Produce a word-for-word copy of the listing below without its pictures.

Data extract:
------------------------------------
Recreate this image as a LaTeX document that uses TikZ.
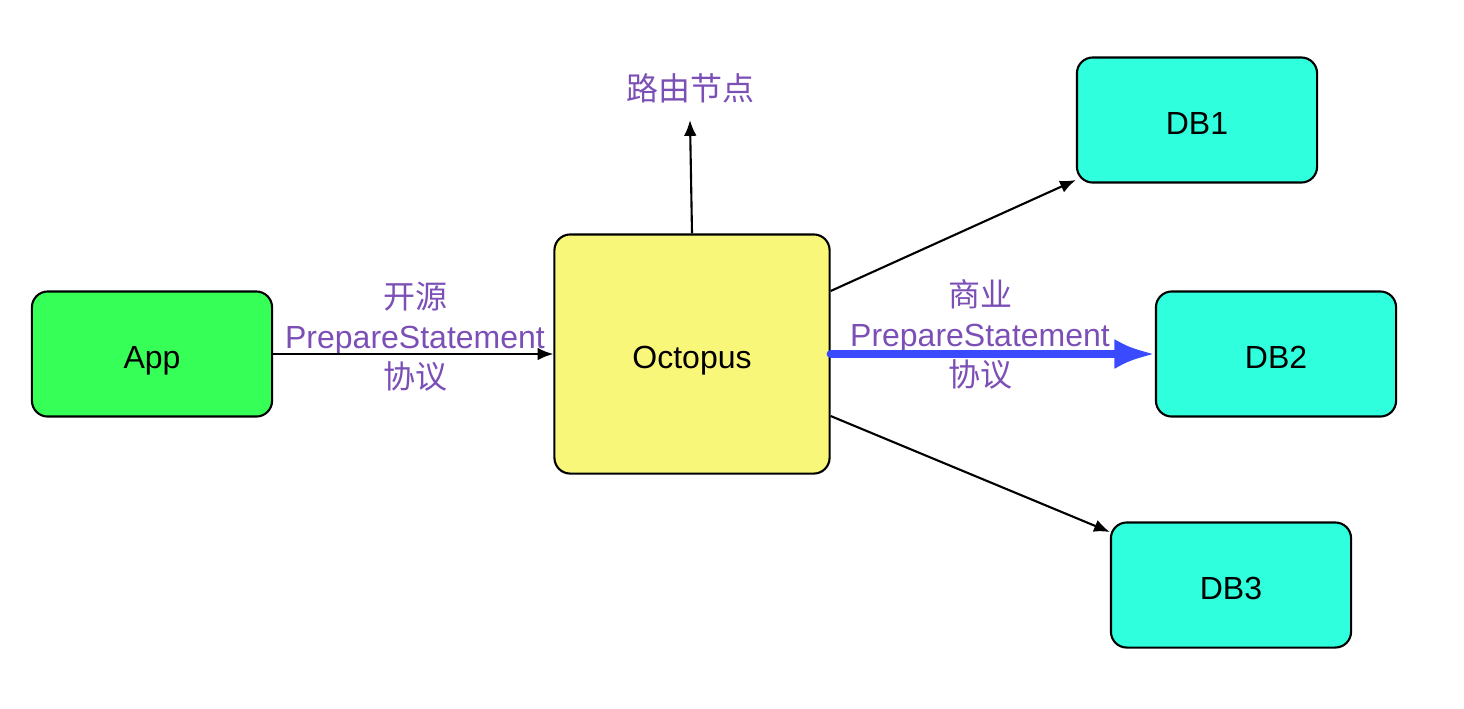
\documentclass[tikz,border=0pt]{standalone}
\usepackage{fontspec}
\setmainfont{Liberation Sans}
\newfontfamily\cjk{Noto Sans CJK SC}
\usetikzlibrary{arrows.meta}
\definecolor{appgreen}{RGB}{54,255,88}
\definecolor{dbcyan}{RGB}{47,255,221}
\definecolor{octoyellow}{RGB}{249,247,122}
\definecolor{labelpurple}{RGB}{123,79,181}
\definecolor{fastblue}{RGB}{58,75,255}

\begin{document}
\begin{tikzpicture}[x=0.01cm, y=-0.01cm, font=\fontsize{9.1}{11.4}\selectfont,
		box/.style={draw, line width=0.6pt, rounded corners=4.5pt, minimum width=2.4cm, minimum height=1.25cm, text height=8.2pt, text depth=0pt},
		label/.style={text=labelpurple, align=center, inner sep=0pt},
		link/.style={-{Latex[length=4.5pt, width=3.6pt]}, line width=0.6pt}]
		\useasboundingbox (0,0) rectangle (1464,708);
		\node [box, fill=appgreen](app)at (152,354) {App};
		\node [box, fill=octoyellow, minimum width=2.75cm, minimum height=2.39cm](octo)at (692,354) {Octopus};
		\node [box, fill=dbcyan](db1)at (1197,120) {DB1};
		\node [box, fill=dbcyan](db2)at (1276,354) {DB2};
		\node [box, fill=dbcyan](db3)at (1231,585) {DB3};
		\node [label](route)at (690,88) {\cjk 路由节点};
		\node [label](open)at (415,337) {{\cjk 开源}\\PrepareStatement\\{\cjk 协议}};
		\node [label](biz)at (980,334) {{\cjk 商业}\\PrepareStatement\\{\cjk 协议}};
		\draw [link](app)--(octo);
		\draw [link](octo.north)--(route.south |- 0,120);
		\draw [link](octo.east |- 0,291)--(db1.south west |- 0,180);
		\draw [link](octo.east |- 0,416)--(db3.north west |- 0,532);
		\draw [-{Latex[length=11.5pt, width=8.5pt]}, line width=2.3pt, line cap=round, fastblue](octo.east)--(db2.west);
	\end{tikzpicture}
\end{document}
------------------------------------
Response for this exercise:
Recreate this image as a LaTeX document that uses TikZ.
\documentclass[tikz,border=0pt]{standalone}
\usepackage{fontspec}
\setmainfont{Liberation Sans}
\newfontfamily\cjk{Noto Sans CJK SC}
\usetikzlibrary{arrows.meta}
\definecolor{appgreen}{RGB}{54,255,88}
\definecolor{dbcyan}{RGB}{47,255,221}
\definecolor{octoyellow}{RGB}{249,247,122}
\definecolor{labelpurple}{RGB}{123,79,181}
\definecolor{fastblue}{RGB}{58,75,255}

\begin{document}
\begin{tikzpicture}[x=0.01cm, y=-0.01cm, font=\fontsize{9.1}{11.4}\selectfont,
		box/.style={draw, line width=0.6pt, rounded corners=4.5pt, minimum width=2.4cm, minimum height=1.25cm, text height=8.2pt, text depth=0pt},
		label/.style={text=labelpurple, align=center, inner sep=0pt},
		link/.style={-{Latex[length=4.5pt, width=3.6pt]}, line width=0.6pt}]
		\useasboundingbox (0,0) rectangle (1464,708);
		\node [box, fill=appgreen](app)at (152,354) {App};
		\node [box, fill=octoyellow, minimum width=2.75cm, minimum height=2.39cm](octo)at (692,354) {Octopus};
		\node [box, fill=dbcyan](db1)at (1197,120) {DB1};
		\node [box, fill=dbcyan](db2)at (1276,354) {DB2};
		\node [box, fill=dbcyan](db3)at (1231,585) {DB3};
		\node [label](route)at (690,88) {\cjk 路由节点};
		\node [label](open)at (415,337) {{\cjk 开源}\\PrepareStatement\\{\cjk 协议}};
		\node [label](biz)at (980,334) {{\cjk 商业}\\PrepareStatement\\{\cjk 协议}};
		\draw [link](app)--(octo);
		\draw [link](octo.north)--(route.south |- 0,120);
		\draw [link](octo.east |- 0,291)--(db1.south west |- 0,180);
		\draw [link](octo.east |- 0,416)--(db3.north west |- 0,532);
		\draw [-{Latex[length=11.5pt, width=8.5pt]}, line width=2.3pt, line cap=round, fastblue](octo.east)--(db2.west);
	\end{tikzpicture}
\end{document}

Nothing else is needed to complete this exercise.